Microsoft Edge has slowly grown in market share throughout the past year, creeping closer and closer to Safari’s shaky grasp on second place. Though the Microsoft browser got off to a rocky start last year, Edge can now stand firmer against the stalwarts of the industry, owing to its new Chromium-based system and the effects of the pandemic on the tech world. In the meantime, every other browser except Google Chrome has volleyed back and forth against each other in the standings.

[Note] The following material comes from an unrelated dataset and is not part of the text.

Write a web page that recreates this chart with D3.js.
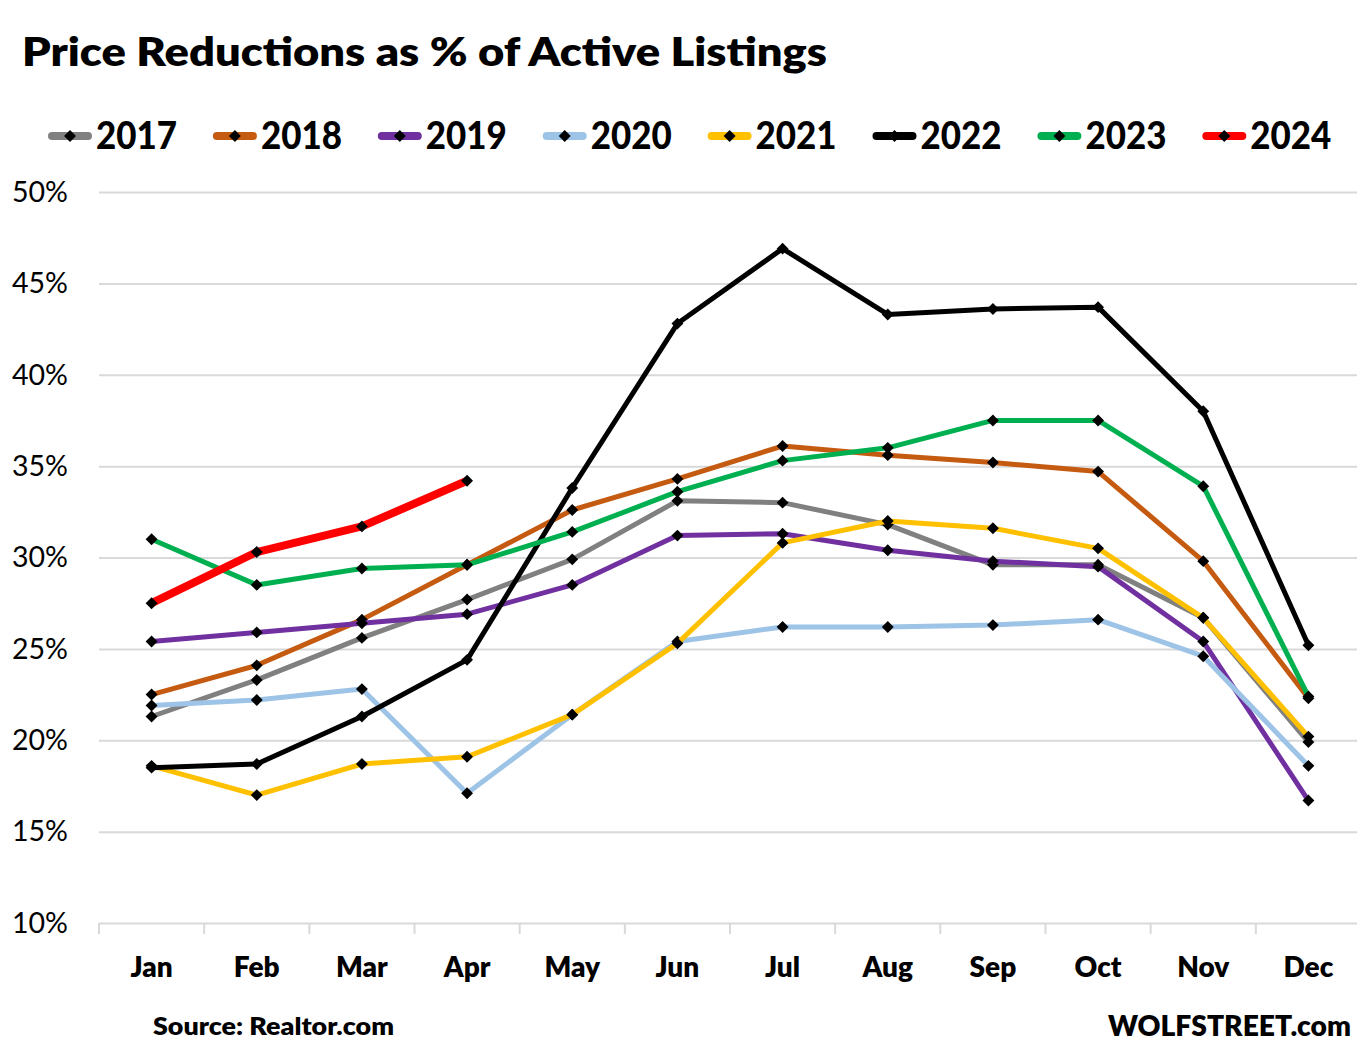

Codenamed Spartan at first, Microsoft Edge was a completely different entity when it launched back in 2015. At the time, Edge was meant to replace Internet Explorer as Microsoft Windows’ default browser, while still staying perilously close to the latter’s tradition. Coupled with Google Chrome’s dominance during those years, the Edge browser never amounted to much more than a better version of Internet Explorer. However, early last year, Microsoft started a major change in strategy for the relatively new browser. Instead of going up against its rival, Edge adopted a new Chromium-based engine, changing the browser’s trajectory for the year.

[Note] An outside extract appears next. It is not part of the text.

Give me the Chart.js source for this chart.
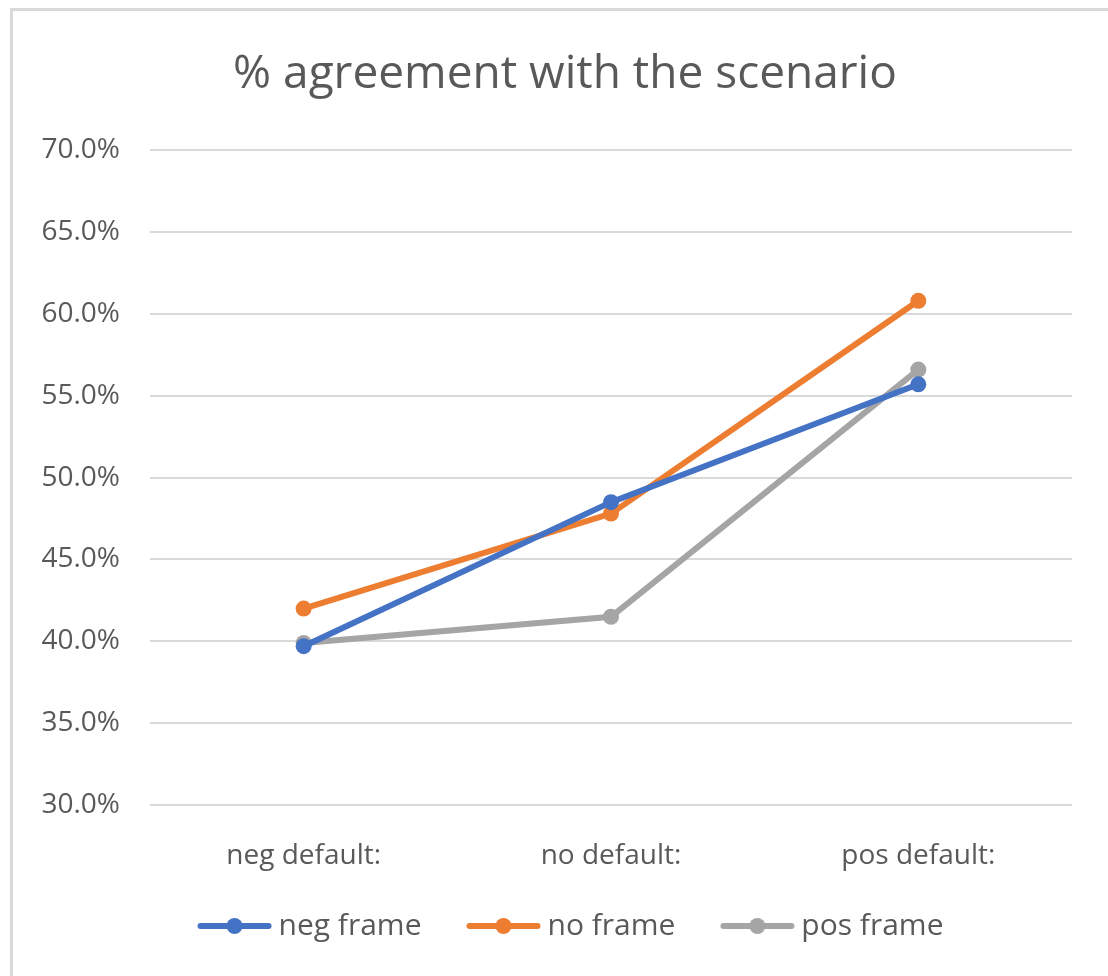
<!DOCTYPE html>
<html>
<head>
<meta charset="utf-8">
<script src="https://cdn.jsdelivr.net/npm/chart.js@4"></script>
<style>
  html, body { margin: 0; padding: 0; background: #fff; overflow: hidden; }
  #frame {
    position: absolute; left: 10px; top: 8px;
    width: 1104px; height: 980px;
    border: 3px solid #d9d9d9; background: #fff;
  }
  #wrap { position: absolute; left: 0; top: 0; width: 1104px; height: 966px; }
</style>
</head>
<body>
<div id="frame"><div id="wrap"><canvas id="chartData"></canvas></div></div>
<script>
var categories = ['neg default:', 'no default:', 'pos default:'];
var seriesNames = ['neg frame', 'no frame', 'pos frame'];
var negFrame = [39.7, 48.5, 55.7];
var noFrame = [42.0, 47.8, 60.8];
var posFrame = [39.9, 41.5, 56.6];
var yTicks = [30, 35, 40, 45, 50, 55, 60, 65, 70];
var colors = ['#4472c4', '#ed7d31', '#a5a5a5'];

var fontFamily = '"Open Sans", "Noto Sans", sans-serif';
var textColor = '#595959';

// legend swatch: short line with a dot in the middle, sitting right next to the label text
function legendSwatch(color) {
    var c = document.createElement('canvas');
    c.width = 94;
    c.height = 20;
    var g = c.getContext('2d');
    g.strokeStyle = color;
    g.lineWidth = 6;
    g.lineCap = 'round';
    g.beginPath();
    g.moveTo(22.5, 10);
    g.lineTo(90.5, 10);
    g.stroke();
    g.fillStyle = color;
    g.beginPath();
    g.arc(56.5, 10, 8, 0, Math.PI * 2);
    g.fill();
    return c;
}

function makeSet(name, data, color) {
    return {
        label: name,
        data: data,
        borderColor: color,
        backgroundColor: color,
        borderWidth: 6,
        pointRadius: 8,
        pointHoverRadius: 8,
        pointBorderWidth: 0,
        tension: 0
    };
}

var ctx = document.getElementById('chartData').getContext('2d');
var chartData = new Chart(ctx, {
    type: 'line',
    data: {
        labels: categories,
        datasets: [
            makeSet(seriesNames[0], negFrame, colors[0]),
            makeSet(seriesNames[1], noFrame, colors[1]),
            makeSet(seriesNames[2], posFrame, colors[2])
        ]
    },
    options: {
        responsive: true,
        maintainAspectRatio: false,
        animation: false,
        layout: { padding: { left: 20, right: 20, top: 0, bottom: 26 } },
        plugins: {
            title: {
                display: true,
                text: '% agreement with the scenario',
                color: textColor,
                font: { family: fontFamily, size: 46, weight: 'normal' },
                padding: { top: 36, bottom: 48 }
            },
            legend: {
                position: 'bottom',
                labels: {
                    usePointStyle: true,
                    pointStyleWidth: 77,
                    padding: 34,
                    color: textColor,
                    font: { family: fontFamily, size: 30 },
                    generateLabels: function (chart) {
                        return chart.data.datasets.map(function (ds, i) {
                            return {
                                text: ds.label,
                                fillStyle: ds.borderColor,
                                strokeStyle: ds.borderColor,
                                lineWidth: 0,
                                pointStyle: legendSwatch(ds.borderColor),
                                fontColor: textColor,
                                datasetIndex: i
                            };
                        });
                    }
                }
            },
            tooltip: { enabled: false }
        },
        scales: {
            x: {
                offset: true,
                grid: { display: false, drawTicks: false },
                border: { display: false },
                ticks: {
                    color: textColor,
                    padding: 34,
                    font: { family: fontFamily, size: 28 }
                },
                afterFit: function (scale) { scale.height = 72; }
            },
            y: {
                min: 30,
                max: 70,
                afterBuildTicks: function (scale) {
                    scale.ticks = yTicks.map(function (v) { return { value: v }; });
                },
                grid: { color: '#d9d9d9', lineWidth: 2, drawTicks: false },
                border: { display: false },
                ticks: {
                    color: textColor,
                    padding: 30,
                    font: { family: fontFamily, size: 28 },
                    callback: function (v) { return v.toFixed(1) + '%'; }
                },
                afterFit: function (scale) { scale.width = 117; }
            },
            // empty strip on the right so the plot ends short of the frame
            yRight: {
                position: 'right',
                min: 30,
                max: 70,
                grid: { display: false, drawTicks: false },
                border: { display: false },
                ticks: { display: false },
                afterFit: function (scale) { scale.width = 25; }
            }
        }
    }
});
</script>
</body>
</html>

Now, Microsoft Edge stands as the browser with the third-largest market share among desktop users globally. According to statistics site StatCounter, Edge had captured 8.03-percent of the market share as of March 2021, up from a paltry 0.57-percent in March 2020. In comparison, Apple’s Safari has 10.11-percent, up from last year’s 8.93-percent. For reference, the global leader Google Chrome still holds a towering 67.14-percent of the market share. Firefox is following close behind Edge with 7.95-percent while Internet Explorer trails with only 1.7-percent.

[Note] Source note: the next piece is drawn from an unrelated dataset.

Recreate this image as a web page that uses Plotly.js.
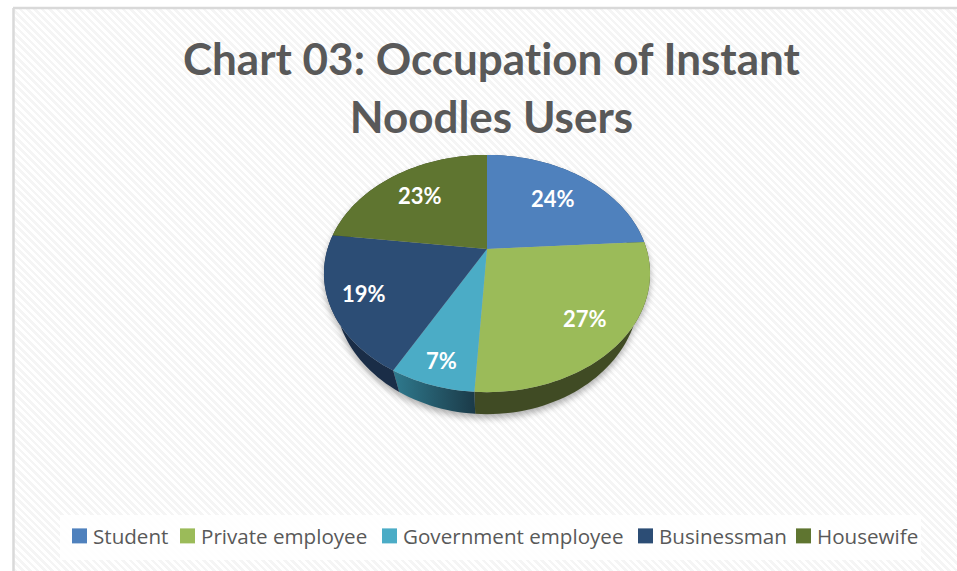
<!DOCTYPE html>
<html>
<head>
<meta charset="utf-8">
<script src="https://cdn.plot.ly/plotly-3.0.1.min.js"></script>
<style>
html,body{margin:0;padding:0;background:#fff;width:957px;height:571px;overflow:hidden}
#bg{position:absolute;left:14px;top:9px;right:0;bottom:0;background:repeating-linear-gradient(45deg,#f5f5f5 0,#f5f5f5 2.6px,#ffffff 2.6px,#ffffff 5.2px)}
#chart{position:absolute;left:0;top:0;width:957px;height:571px}
#chart text{font-variant-ligatures:none !important;font-feature-settings:"liga" 0,"clig" 0 !important}
#chart .scatterlayer{filter:drop-shadow(0 4px 3px rgba(0,0,0,.3))}
</style>
</head>
<body>
<div id="bg"></div>
<div id="chart"></div>
<script>
const categories = ["Student","Private employee","Government employee","Businessman","Housewife"];
const shares = [24,27,7,19,23];
const topColors = ["#4F81BD","#9BBB59","#4BACC6","#2C4D75","#5F7530"];
const wallColors = ["#2F4C70","#404B24","#24566A","#1A2D47","#38451C"];
const chartTitle = "Chart 03: Occupation of Instant<br>Noodles Users";

// projection of the tilted pie onto the page (page pixels are the axis units)
const hub = {x:487, y:249}, radius = {x:159.5, y:113.5}, persp = 0.207, depth = 17.5, wallShrink = 0.935;
const labelReach = [0.67,0.77,0.85,0.8,0.7];
const legendTextX = [93,201,403,659,817];

function project(share, r){
  const t = share/100*2*Math.PI, X = r*Math.sin(t), Y = r*Math.cos(t), w = 1+persp*Y;
  return {x: hub.x+radius.x*X/w, y: hub.y-radius.y*Y/w, w};
}
function arc(a,b){
  const n = Math.max(2,Math.round((b-a)*2)), out = [];
  for(let i=0;i<=n;i++) out.push(project(a+(b-a)*i/n,1));
  return out;
}
let acc = 0;
const starts = shares.map(v=>{const s=acc; acc+=v; return s;});

const wallTraces = shares.map((v,i)=>{
  const rim = arc(starts[i],starts[i]+v);
  const low = rim.map(p=>({x:hub.x+(p.x-hub.x)*wallShrink, y:p.y+depth/p.w})).reverse();
  const pts = rim.concat(low);
  const tr = {type:"scatter",mode:"none",fill:"toself",fillcolor:wallColors[i],
    x:pts.map(p=>p.x),y:pts.map(p=>p.y),showlegend:false,hoverinfo:"skip"};
  if(i===2) tr.fillgradient = {type:"horizontal",colorscale:[[0,"#2F7A8E"],[1,"#1B3A48"]]};
  return tr;
});
const topTraces = shares.map((v,i)=>{
  const pts = [hub].concat(arc(starts[i],starts[i]+v),[hub]);
  return {type:"scatter",mode:"none",fill:"toself",fillcolor:topColors[i],name:categories[i],
    x:pts.map(p=>p.x),y:pts.map(p=>p.y),showlegend:false,hoverinfo:"name"};
});
const legendTraces = categories.map((c,i)=>({type:"scatter",mode:"markers",name:c,x:[null],y:[null],
  marker:{symbol:"square",size:15,color:topColors[i]},showlegend:true,hoverinfo:"skip"}));

const labels = shares.map((v,i)=>{
  const p = project(starts[i]+v/2,labelReach[i]);
  return {x:p.x,y:p.y,xref:"x",yref:"y",text:v+"%",showarrow:false,
    font:{family:"Lato, sans-serif",size:22,color:"#fff",weight:700}};
});

const layout = {
  width:957,height:571,margin:{l:0,r:0,t:0,b:0},
  paper_bgcolor:"rgba(0,0,0,0)",plot_bgcolor:"rgba(0,0,0,0)",
  xaxis:{range:[0,957],visible:false,fixedrange:true},
  yaxis:{range:[571,0],visible:false,fixedrange:true},
  title:{text:chartTitle,x:0.5135,xanchor:"center",y:0.868,yanchor:"bottom",
    font:{family:"Lato, sans-serif",size:44,color:"#595959",weight:700}},
  showlegend:true,
  legend:{orientation:"h",x:0.05,xanchor:"left",y:1-536/571,yanchor:"middle",
    bgcolor:"rgba(0,0,0,0)",itemwidth:30,itemclick:false,itemdoubleclick:false,
    font:{family:"Open Sans, sans-serif",size:20.6,color:"#595959"}},
  shapes:[
    {type:"rect",layer:"below",x0:60,x1:921,y0:515,y1:560,line:{width:0},fillcolor:"rgba(255,255,255,0.85)"},
    {type:"line",x0:13.5,x1:13.5,y0:8,y1:571,line:{color:"#d9d9d9",width:2.5}},
    {type:"line",x0:13,x1:957,y0:8,y1:8,line:{color:"#d9d9d9",width:2.5}}
  ],
  annotations:labels
};

Plotly.newPlot("chart",wallTraces.concat(topTraces,legendTraces),layout,{displayModeBar:false}).then(()=>{
  // tighten legend: native swatch sits further from its text than in the reference
  const legendEl = document.querySelector("#chart .legend");
  const legendLeft = parseFloat(legendEl.getAttribute("transform").match(/translate\(\s*([\d.\-]+)/)[1]);
  document.querySelectorAll("#chart .legend .traces").forEach((g,i)=>{
    g.setAttribute("transform",`translate(${legendTextX[i]-legendLeft-40},${(g.getAttribute("transform").match(/,\s*([\d.\-]+)/)||[0,15])[1]})`);
    const pts = g.querySelector(".legendpoints");
    if(pts) pts.setAttribute("transform","translate(6.5,0)");
  });
});
</script>
</body>
</html>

Why Is Edge Now Doing So Well?
Last year’s Chromium-based Edge launch was the final nail in Internet Explorer’s coffin. Though Internet Explorer is still a part of the Windows ecosystem, Edge has usurped the former as the default browser option for (especially new) Windows users. In May, Microsoft also made browser adoption more aggressive. Bundled in a new Windows update, the company made it impossible to uninstall Edge easily by packing it in as an inherent part of the Windows system. As the ranking shows, Edge’s market share started its upward trend since then. From only 1.24-percent in May, the browser grew to 2.37-percent in June and then 4.12-percent in July.
The pandemic is also likely to be a variable. After embracing a new work-from-home lifestyle, many likely rushed to get new devices to support their respective home offices. This influx of new devices, which included new laptops, has likely helped to push Windows (especially those packed with the new Edge browser) into more households, resulting in an identifiable uptrend. Not to mention, since launching the new Edge, Microsoft has consistently pushed out updates improving the browser experience, including better integration for both Windows and Chrome users. However, the browser still lags behind in other traits, and especially in terms of security.
Although the browser still has a long way to go before it can capture more of the market, Microsoft can rest a bit easier knowing an increasing number of users appear to be settling for the default Edge option, rather than searching for an alternative.